The configuration of acceptance tests is contained entirely in one data model, with one of its fields being a callback. In general, the specification requires two things:
- A callback for generating requests, which takes no arguments and returns a list of
Request[Instance, Parameters]
objects following the experiment schema. - Parameterization for the rate at which the service is invoked.
The parameterization works as follows. The acceptance testing framework executes consecutive "stages", where a stage makes requests on behalf of a number of "virtual users" for a given amount of time, with each user taking a given amount of time between requests. An arbitrary number of stages can be created. The number of virtual users in the stage, the duration of the stage, and the time between requests for each virtual user are all customizable within the acceptance testing data model.
The choices made in parameterizing the acceptance test should reflect the SLAs for the service.
Serving Tests¶
Serving tests are unit tests of the serving application's endpoint handlers. They should mock out all artifacts. The goal of a serving test is not to evaluate the performance of the service mathematically; it is to ensure the robustness of the service by testing its serving logic.
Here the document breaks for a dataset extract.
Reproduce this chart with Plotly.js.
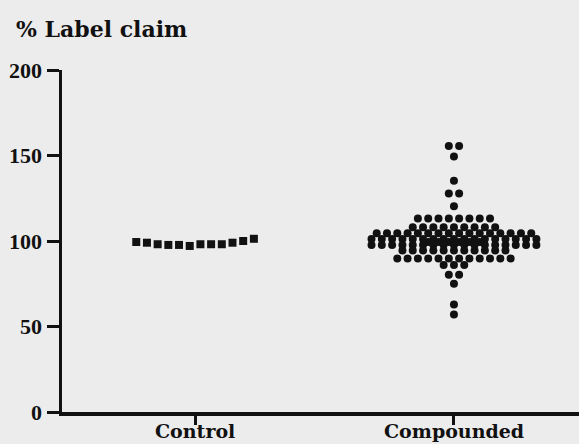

Standard testing practices apply here. Tests should cover as much code as possible by following all branches, and account for as many edge cases as possible. This may often mean creating multiple mocks of the relevant artifacts that generate different predictions, to evaluate how the serving logic handles these cases. This is likely the primary source of trouble for many serving applications. As a guiding question, you may start by asking yourself, "what happens if my model prediction is NaN, or zero, or negative?".
Infrastructure¶
hardware.py
contains, in a single data model, the specification for both the VM used for training, and the group of VMs used for serving.
In the training section you will find customization for vCPUs, memory, GPUs, and disk. In the serving section you will find all the same, as well as configuration for autoscaling, request handling, and Gunicorn deployment.
One parameter that is easy to overlook, but could be critical to acceptance testing success, is gunicorn_workers
. This is the number of workers deployed on each instance within the instance group. Each worker has its own copies of the artifacts in memory, meaning you will load all models once per worker. When running a large language model, you may be significantly limited, likely even to only 1 worker. This is because you can only fit one copy of the model in memory, including GPU memory. However, with smaller footprint models, especially ones that don't require GPU memory such as random forests, tuning gunicorn_workers
to a higher number can potentially significantly increase throughput on the service.
For more details on what each parameter does, check the field descriptions on the data models in paystone.compute.types.infrastructure
. If we've been following our own Style Guide, these models should be well documented.
requirements.txt
is a standard Python dependencies file where any dependencies specific to the experiment should be included. Dependencies should be anchored to as specific a version as possible, rather than providing a range; for example, preferring ==1.1.2
to >=1,<2
.
packages.txt
is similar to requirements.txt
, but it contains system packages, or Linux dependencies. Often, Python libraries for machine learning may have dependencies on C code that is contained in a Linux package available through APT. Any such dependencies should be listed in packages.txt
. As with requirements.txt
, version anchors should be as specific as possible.